Her collegues in New Brunswick and Maine agree with her
that these tools seem to date back to Paleoindian time. But if there is
definitive proof that Paleoindian people camped on this spot - such as a
slender, fluted Paleoindian spearhead - it still lies beneath the soil.
Several stone cores left here from carving of spearheads
are also Paleoindian in character. Chesley Drive's
treasure also includes:
- Spearheads of the Maritime Archaic people, who
roamed this area 3,700 to 4,500 years ago.
- A piece of neck ornament, made of ground and
carefully perforated slate, from 3,000 years ago. There were also pieces of
stone blades and arrowheads chipped in the Meadowood style.
- Maliseet arrowheads from the time of European
contact.
This is the only site, Ms. Allen
knows of that combines the history of all four Native
eras. "There are cultural connections to, just about
every time period that, we have identified where there was Native use of the
landscape. It's a terrific site. In all, her team of five
turned up around 200 prehistoric Native artifacts, which are sitting in a
repository in Fredericton. But what the team found in this four-week project
represents only the tip of the iceberg. Her project was
only a sampling test, based on digging holes 55 centimetres wide and 10 metres
apart. "What we have is a very small sample. But it gives
us a good impression of what the site would have to offer as a research tool.

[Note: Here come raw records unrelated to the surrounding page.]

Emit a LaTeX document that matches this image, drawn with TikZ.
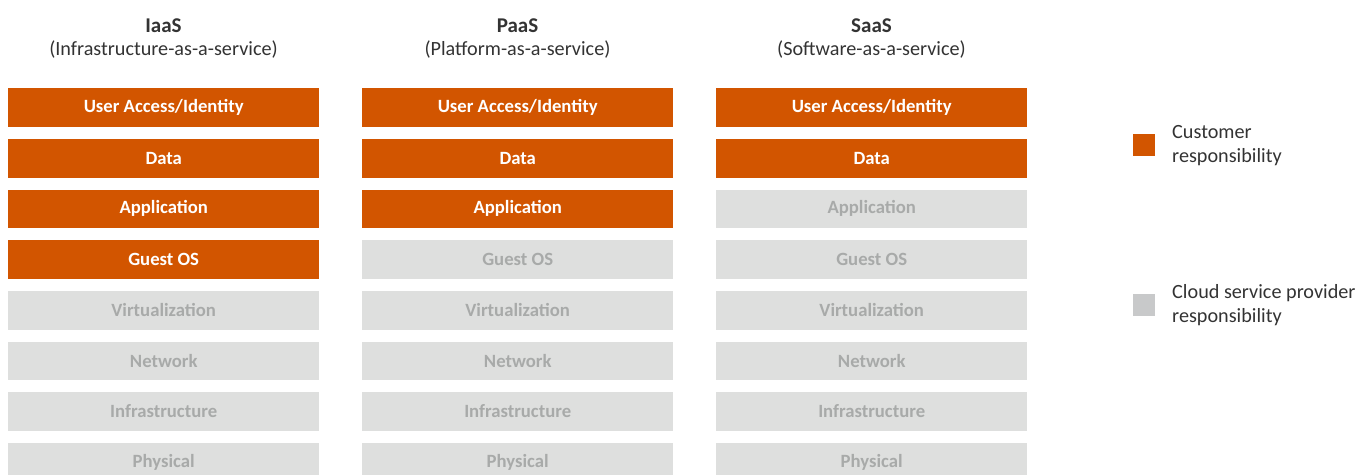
\documentclass[tikz,border=0pt]{standalone}
\usepackage{fontspec}
\setmainfont{Carlito}
\definecolor{cust}{RGB}{210,85,0}
\definecolor{prov}{RGB}{222,223,222}
\definecolor{provtext}{RGB}{168,170,169}
\definecolor{legprov}{RGB}{200,201,202}
\definecolor{txt}{RGB}{51,51,51}
\tikzset{
  layer/.style={minimum width=311pt, minimum height=38.7pt, inner sep=0pt, anchor=north west, font=\fontsize{18.7}{20}\selectfont\bfseries},
  custbox/.style={layer, fill=cust, text=white},
  provbox/.style={layer, fill=prov, text=provtext},
  ttl/.style={font=\fontsize{21}{23}\selectfont\bfseries, text=txt, anchor=center},
  sub/.style={font=\fontsize{20.2}{22}\selectfont, text=txt, anchor=center},
  legsq/.style={minimum size=22pt, inner sep=0pt, anchor=north west},
  legtxt/.style={font=\fontsize{20.2}{24}\selectfont, text=txt, align=left, anchor=west, inner sep=0pt}
}
\begin{document}
\begin{tikzpicture}[x=1pt, y=-1pt]
\useasboundingbox (0,0) rectangle (1359,474);
\clip (0,0) rectangle (1359,474);
% titles
\node[ttl] (t1) at (163.5,25.5) {IaaS};
\node[sub] (s1) at (163.5,50) {(Infrastructure-as-a-service)};
\node[ttl] (t2) at (517.5,25.5) {PaaS};
\node[sub] (s2) at (517.5,50) {(Platform-as-a-service)};
\node[ttl] (t3) at (871.5,25.5) {SaaS};
\node[sub] (s3) at (871.5,50) {(Software-as-a-service)};
% IaaS column
\node[custbox] (i1) at (8,88) {User Access/Identity};
\node[custbox] (i2) at (8,138.67) {Data};
\node[custbox] (i3) at (8,189.33) {Application};
\node[custbox] (i4) at (8,240) {Guest OS};
\node[provbox] (i5) at (8,290.67) {Virtualization};
\node[provbox] (i6) at (8,341.33) {Network};
\node[provbox] (i7) at (8,392) {Infrastructure};
\node[provbox] (i8) at (8,442.67) {Physical};
% PaaS column
\node[custbox] (p1) at (362,88) {User Access/Identity};
\node[custbox] (p2) at (362,138.67) {Data};
\node[custbox] (p3) at (362,189.33) {Application};
\node[provbox] (p4) at (362,240) {Guest OS};
\node[provbox] (p5) at (362,290.67) {Virtualization};
\node[provbox] (p6) at (362,341.33) {Network};
\node[provbox] (p7) at (362,392) {Infrastructure};
\node[provbox] (p8) at (362,442.67) {Physical};
% SaaS column
\node[custbox] (q1) at (716,88) {User Access/Identity};
\node[custbox] (q2) at (716,138.67) {Data};
\node[provbox] (q3) at (716,189.33) {Application};
\node[provbox] (q4) at (716,240) {Guest OS};
\node[provbox] (q5) at (716,290.67) {Virtualization};
\node[provbox] (q6) at (716,341.33) {Network};
\node[provbox] (q7) at (716,392) {Infrastructure};
\node[provbox] (q8) at (716,442.67) {Physical};
% legend
\node[legsq, fill=cust] (lc) at (1133,134) {};
\node[legtxt] (lct) at (1172,145.5) {Customer\\responsibility};
\node[legsq, fill=legprov] (lp) at (1133,294) {};
\node[legtxt] (lpt) at (1172,305.5) {Cloud service provider\\responsibility};
\end{tikzpicture}
\end{document}
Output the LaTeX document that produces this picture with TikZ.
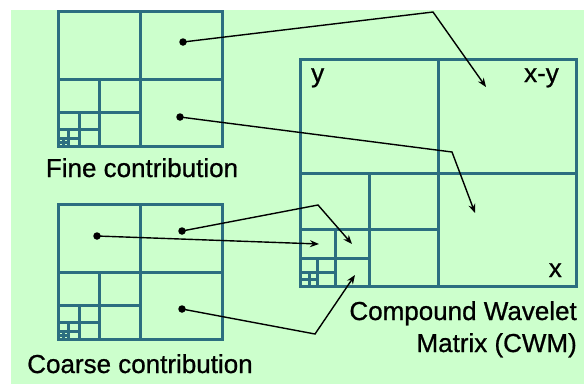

"It is just totally amazing that this site with all
these time periods represented, continued to exist with the building of Saint
John all around. Our Port City was built right up around this, and they left it
here intact. It's "a fantastic site. " Excavating the
entire site and systematically cataloguing its contents would be out of the
question for her tiny staff for lack of funding. Anyone
caught digging at a protected heritage site can be fined from $120 to
$2,500. Ann Ralph, the Saint John YM- YWCA's chief
executive officer, said her group doesn't intend to harm the ledge, which is
not in the pathway of the new facilities she will build on Chesley
Drive. "We're not going to do anything that would infringe
on the conditions that go with a historic site." But if
there's any way it can make use of the property's historical significance - by
making it into a park or displaying some of the provincial government's
artifacts collected from here - the Y would not turn the opportunity down, she
said. Mr. Burley said he has already had preliminary talks
with Ms. Ralph, and is waiting for more details of what she has in
mind. "We had a very good, positive discussion, and we're
looking forward to getting together."